[PROMPT]:
Quote all lines below exactly. Images stay out.

[DATA SECTION]:
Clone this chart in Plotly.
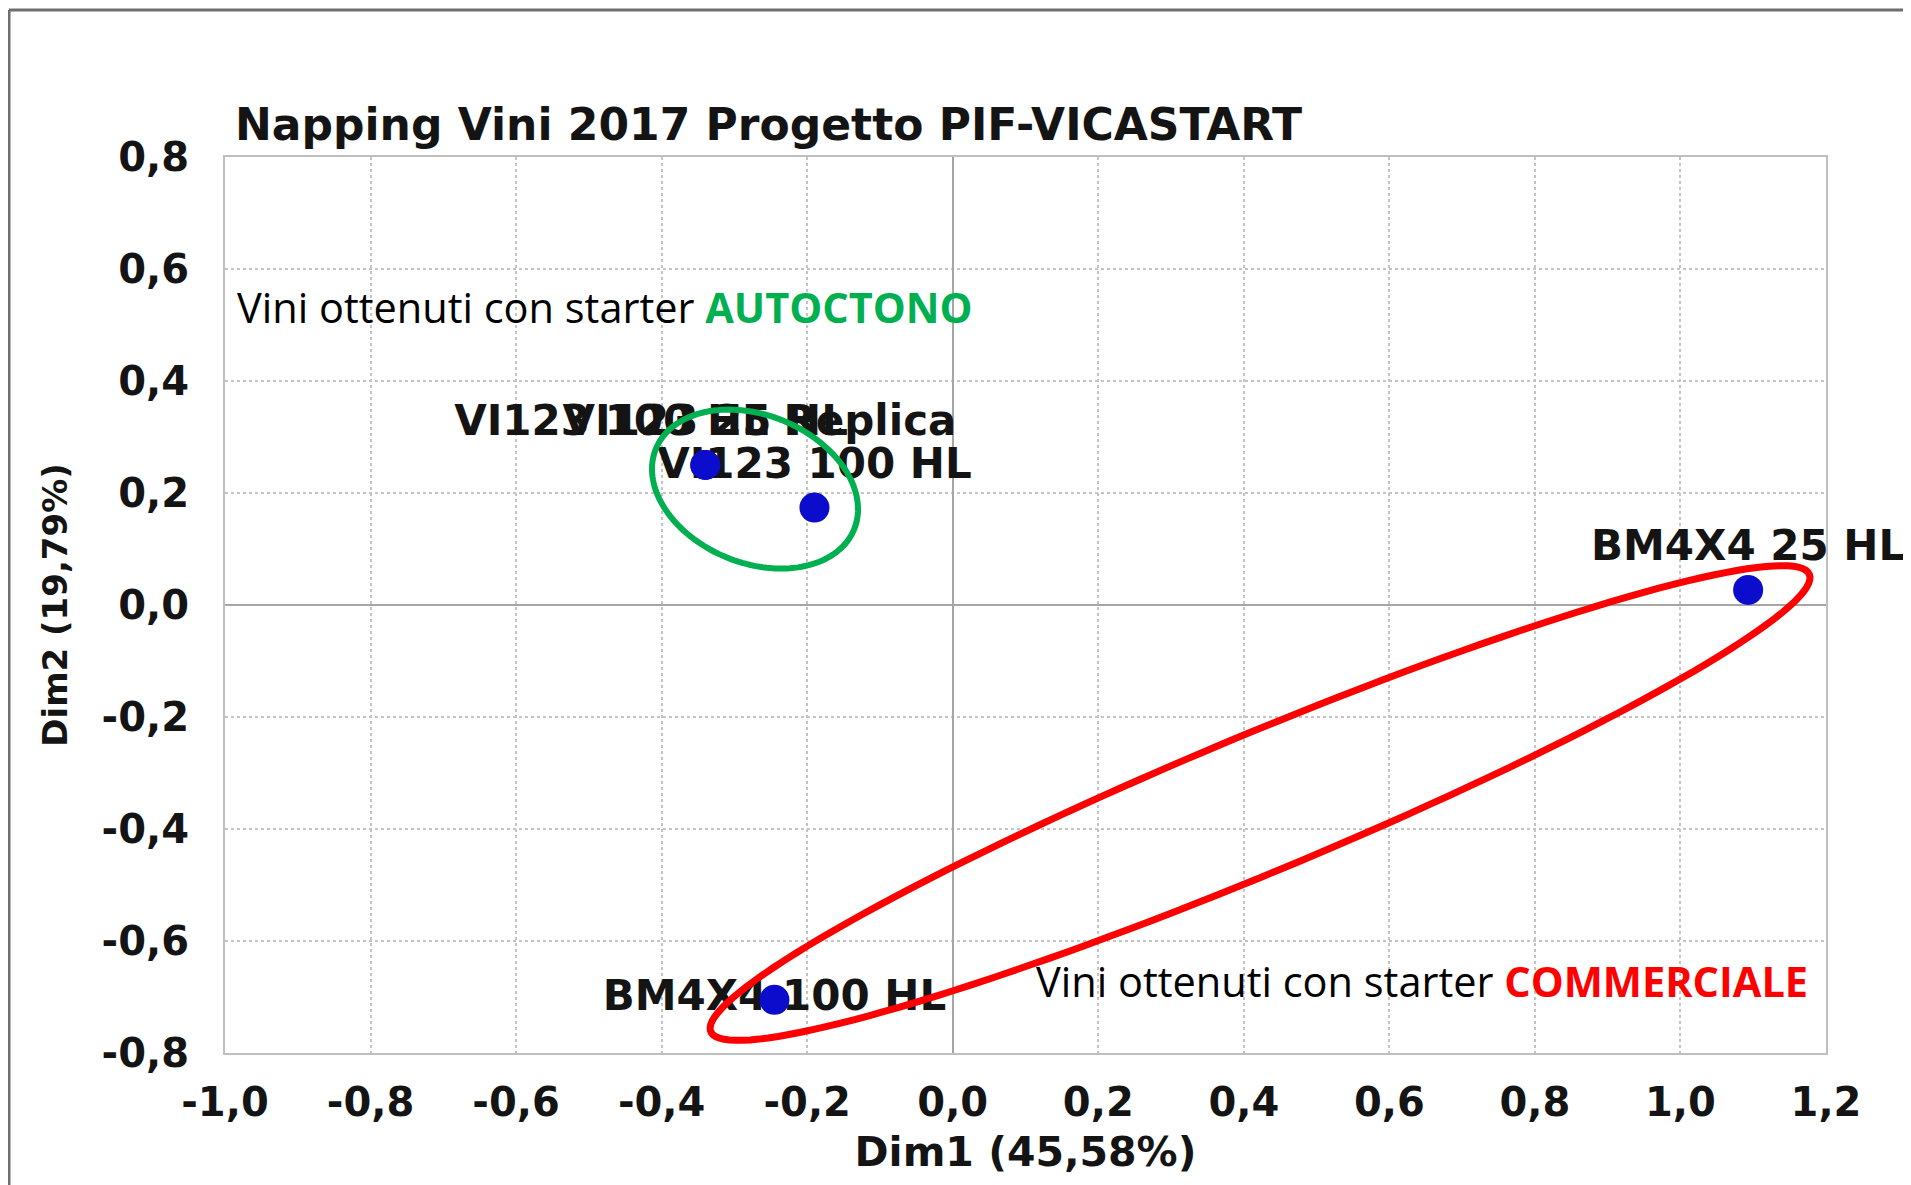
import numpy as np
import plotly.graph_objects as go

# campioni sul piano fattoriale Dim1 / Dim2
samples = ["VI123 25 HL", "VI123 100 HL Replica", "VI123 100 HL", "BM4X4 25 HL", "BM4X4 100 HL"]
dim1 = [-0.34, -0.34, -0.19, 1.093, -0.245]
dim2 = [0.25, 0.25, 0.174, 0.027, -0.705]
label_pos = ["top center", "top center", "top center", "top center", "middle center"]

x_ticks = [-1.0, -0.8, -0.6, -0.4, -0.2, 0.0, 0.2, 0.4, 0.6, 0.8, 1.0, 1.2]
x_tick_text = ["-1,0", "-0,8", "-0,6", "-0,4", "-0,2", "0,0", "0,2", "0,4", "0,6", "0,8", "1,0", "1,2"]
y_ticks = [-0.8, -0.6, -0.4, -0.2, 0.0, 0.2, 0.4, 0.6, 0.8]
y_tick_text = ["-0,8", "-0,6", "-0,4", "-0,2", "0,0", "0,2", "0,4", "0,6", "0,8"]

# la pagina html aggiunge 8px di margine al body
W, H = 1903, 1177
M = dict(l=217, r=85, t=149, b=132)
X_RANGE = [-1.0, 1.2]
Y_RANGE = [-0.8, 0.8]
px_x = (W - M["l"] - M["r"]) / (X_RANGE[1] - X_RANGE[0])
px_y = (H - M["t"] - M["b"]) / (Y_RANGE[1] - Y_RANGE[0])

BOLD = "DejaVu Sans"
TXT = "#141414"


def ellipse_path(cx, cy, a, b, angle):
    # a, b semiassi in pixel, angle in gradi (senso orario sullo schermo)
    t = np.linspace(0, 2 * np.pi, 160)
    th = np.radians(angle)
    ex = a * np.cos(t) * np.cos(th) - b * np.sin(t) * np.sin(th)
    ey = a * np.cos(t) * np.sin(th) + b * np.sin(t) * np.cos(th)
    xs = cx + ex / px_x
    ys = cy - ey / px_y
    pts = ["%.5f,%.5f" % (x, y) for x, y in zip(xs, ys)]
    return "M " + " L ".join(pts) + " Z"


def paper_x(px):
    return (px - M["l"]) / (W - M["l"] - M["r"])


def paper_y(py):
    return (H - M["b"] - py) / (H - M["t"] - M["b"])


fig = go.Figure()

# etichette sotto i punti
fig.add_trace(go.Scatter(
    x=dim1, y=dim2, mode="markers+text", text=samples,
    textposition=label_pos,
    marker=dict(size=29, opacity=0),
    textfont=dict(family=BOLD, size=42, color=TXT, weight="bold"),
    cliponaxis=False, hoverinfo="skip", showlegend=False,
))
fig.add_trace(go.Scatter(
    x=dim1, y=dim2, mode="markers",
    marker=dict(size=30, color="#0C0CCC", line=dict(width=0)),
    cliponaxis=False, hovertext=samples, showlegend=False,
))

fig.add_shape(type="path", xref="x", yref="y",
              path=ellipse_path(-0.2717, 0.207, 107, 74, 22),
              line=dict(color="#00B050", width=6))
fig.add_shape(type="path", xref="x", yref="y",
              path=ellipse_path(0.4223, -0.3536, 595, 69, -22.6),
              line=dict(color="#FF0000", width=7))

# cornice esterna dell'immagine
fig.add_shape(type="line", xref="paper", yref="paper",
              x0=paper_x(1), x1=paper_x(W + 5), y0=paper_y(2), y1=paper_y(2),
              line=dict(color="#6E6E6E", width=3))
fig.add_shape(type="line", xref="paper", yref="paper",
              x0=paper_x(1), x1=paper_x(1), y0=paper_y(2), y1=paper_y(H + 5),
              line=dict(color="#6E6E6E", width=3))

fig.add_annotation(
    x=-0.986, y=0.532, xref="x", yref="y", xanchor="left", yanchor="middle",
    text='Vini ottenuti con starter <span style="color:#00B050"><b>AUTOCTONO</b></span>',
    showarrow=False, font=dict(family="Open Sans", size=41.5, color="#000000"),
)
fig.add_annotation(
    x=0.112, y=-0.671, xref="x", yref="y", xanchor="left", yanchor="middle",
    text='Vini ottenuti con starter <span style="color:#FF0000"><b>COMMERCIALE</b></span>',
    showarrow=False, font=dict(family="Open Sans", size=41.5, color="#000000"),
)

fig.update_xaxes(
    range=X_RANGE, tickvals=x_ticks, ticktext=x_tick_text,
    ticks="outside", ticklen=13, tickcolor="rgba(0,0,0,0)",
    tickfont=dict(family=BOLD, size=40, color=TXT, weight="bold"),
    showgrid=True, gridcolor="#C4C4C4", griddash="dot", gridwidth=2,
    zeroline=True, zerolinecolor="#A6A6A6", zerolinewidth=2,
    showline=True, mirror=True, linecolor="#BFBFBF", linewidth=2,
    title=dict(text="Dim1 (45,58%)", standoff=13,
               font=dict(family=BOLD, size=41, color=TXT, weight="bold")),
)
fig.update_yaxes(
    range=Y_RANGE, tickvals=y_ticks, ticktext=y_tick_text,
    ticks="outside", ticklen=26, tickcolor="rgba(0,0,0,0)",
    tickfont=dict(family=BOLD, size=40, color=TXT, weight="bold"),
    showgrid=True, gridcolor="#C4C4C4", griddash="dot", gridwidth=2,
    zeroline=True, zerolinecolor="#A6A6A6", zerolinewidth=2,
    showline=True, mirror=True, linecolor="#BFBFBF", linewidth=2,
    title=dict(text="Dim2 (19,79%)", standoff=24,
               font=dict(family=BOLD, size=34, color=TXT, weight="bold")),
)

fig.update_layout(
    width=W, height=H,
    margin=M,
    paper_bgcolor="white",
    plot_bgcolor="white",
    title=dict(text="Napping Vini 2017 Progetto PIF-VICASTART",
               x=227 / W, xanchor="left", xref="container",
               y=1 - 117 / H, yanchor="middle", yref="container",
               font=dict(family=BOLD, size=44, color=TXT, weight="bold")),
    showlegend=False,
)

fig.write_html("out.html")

[OUTPUT BELOW]:
Clone this chart in Plotly.
import numpy as np
import plotly.graph_objects as go

# campioni sul piano fattoriale Dim1 / Dim2
samples = ["VI123 25 HL", "VI123 100 HL Replica", "VI123 100 HL", "BM4X4 25 HL", "BM4X4 100 HL"]
dim1 = [-0.34, -0.34, -0.19, 1.093, -0.245]
dim2 = [0.25, 0.25, 0.174, 0.027, -0.705]
label_pos = ["top center", "top center", "top center", "top center", "middle center"]

x_ticks = [-1.0, -0.8, -0.6, -0.4, -0.2, 0.0, 0.2, 0.4, 0.6, 0.8, 1.0, 1.2]
x_tick_text = ["-1,0", "-0,8", "-0,6", "-0,4", "-0,2", "0,0", "0,2", "0,4", "0,6", "0,8", "1,0", "1,2"]
y_ticks = [-0.8, -0.6, -0.4, -0.2, 0.0, 0.2, 0.4, 0.6, 0.8]
y_tick_text = ["-0,8", "-0,6", "-0,4", "-0,2", "0,0", "0,2", "0,4", "0,6", "0,8"]

# la pagina html aggiunge 8px di margine al body
W, H = 1903, 1177
M = dict(l=217, r=85, t=149, b=132)
X_RANGE = [-1.0, 1.2]
Y_RANGE = [-0.8, 0.8]
px_x = (W - M["l"] - M["r"]) / (X_RANGE[1] - X_RANGE[0])
px_y = (H - M["t"] - M["b"]) / (Y_RANGE[1] - Y_RANGE[0])

BOLD = "DejaVu Sans"
TXT = "#141414"


def ellipse_path(cx, cy, a, b, angle):
    # a, b semiassi in pixel, angle in gradi (senso orario sullo schermo)
    t = np.linspace(0, 2 * np.pi, 160)
    th = np.radians(angle)
    ex = a * np.cos(t) * np.cos(th) - b * np.sin(t) * np.sin(th)
    ey = a * np.cos(t) * np.sin(th) + b * np.sin(t) * np.cos(th)
    xs = cx + ex / px_x
    ys = cy - ey / px_y
    pts = ["%.5f,%.5f" % (x, y) for x, y in zip(xs, ys)]
    return "M " + " L ".join(pts) + " Z"


def paper_x(px):
    return (px - M["l"]) / (W - M["l"] - M["r"])


def paper_y(py):
    return (H - M["b"] - py) / (H - M["t"] - M["b"])


fig = go.Figure()

# etichette sotto i punti
fig.add_trace(go.Scatter(
    x=dim1, y=dim2, mode="markers+text", text=samples,
    textposition=label_pos,
    marker=dict(size=29, opacity=0),
    textfont=dict(family=BOLD, size=42, color=TXT, weight="bold"),
    cliponaxis=False, hoverinfo="skip", showlegend=False,
))
fig.add_trace(go.Scatter(
    x=dim1, y=dim2, mode="markers",
    marker=dict(size=30, color="#0C0CCC", line=dict(width=0)),
    cliponaxis=False, hovertext=samples, showlegend=False,
))

fig.add_shape(type="path", xref="x", yref="y",
              path=ellipse_path(-0.2717, 0.207, 107, 74, 22),
              line=dict(color="#00B050", width=6))
fig.add_shape(type="path", xref="x", yref="y",
              path=ellipse_path(0.4223, -0.3536, 595, 69, -22.6),
              line=dict(color="#FF0000", width=7))

# cornice esterna dell'immagine
fig.add_shape(type="line", xref="paper", yref="paper",
              x0=paper_x(1), x1=paper_x(W + 5), y0=paper_y(2), y1=paper_y(2),
              line=dict(color="#6E6E6E", width=3))
fig.add_shape(type="line", xref="paper", yref="paper",
              x0=paper_x(1), x1=paper_x(1), y0=paper_y(2), y1=paper_y(H + 5),
              line=dict(color="#6E6E6E", width=3))

fig.add_annotation(
    x=-0.986, y=0.532, xref="x", yref="y", xanchor="left", yanchor="middle",
    text='Vini ottenuti con starter <span style="color:#00B050"><b>AUTOCTONO</b></span>',
    showarrow=False, font=dict(family="Open Sans", size=41.5, color="#000000"),
)
fig.add_annotation(
    x=0.112, y=-0.671, xref="x", yref="y", xanchor="left", yanchor="middle",
    text='Vini ottenuti con starter <span style="color:#FF0000"><b>COMMERCIALE</b></span>',
    showarrow=False, font=dict(family="Open Sans", size=41.5, color="#000000"),
)

fig.update_xaxes(
    range=X_RANGE, tickvals=x_ticks, ticktext=x_tick_text,
    ticks="outside", ticklen=13, tickcolor="rgba(0,0,0,0)",
    tickfont=dict(family=BOLD, size=40, color=TXT, weight="bold"),
    showgrid=True, gridcolor="#C4C4C4", griddash="dot", gridwidth=2,
    zeroline=True, zerolinecolor="#A6A6A6", zerolinewidth=2,
    showline=True, mirror=True, linecolor="#BFBFBF", linewidth=2,
    title=dict(text="Dim1 (45,58%)", standoff=13,
               font=dict(family=BOLD, size=41, color=TXT, weight="bold")),
)
fig.update_yaxes(
    range=Y_RANGE, tickvals=y_ticks, ticktext=y_tick_text,
    ticks="outside", ticklen=26, tickcolor="rgba(0,0,0,0)",
    tickfont=dict(family=BOLD, size=40, color=TXT, weight="bold"),
    showgrid=True, gridcolor="#C4C4C4", griddash="dot", gridwidth=2,
    zeroline=True, zerolinecolor="#A6A6A6", zerolinewidth=2,
    showline=True, mirror=True, linecolor="#BFBFBF", linewidth=2,
    title=dict(text="Dim2 (19,79%)", standoff=24,
               font=dict(family=BOLD, size=34, color=TXT, weight="bold")),
)

fig.update_layout(
    width=W, height=H,
    margin=M,
    paper_bgcolor="white",
    plot_bgcolor="white",
    title=dict(text="Napping Vini 2017 Progetto PIF-VICASTART",
               x=227 / W, xanchor="left", xref="container",
               y=1 - 117 / H, yanchor="middle", yref="container",
               font=dict(family=BOLD, size=44, color=TXT, weight="bold")),
    showlegend=False,
)

fig.write_html("out.html")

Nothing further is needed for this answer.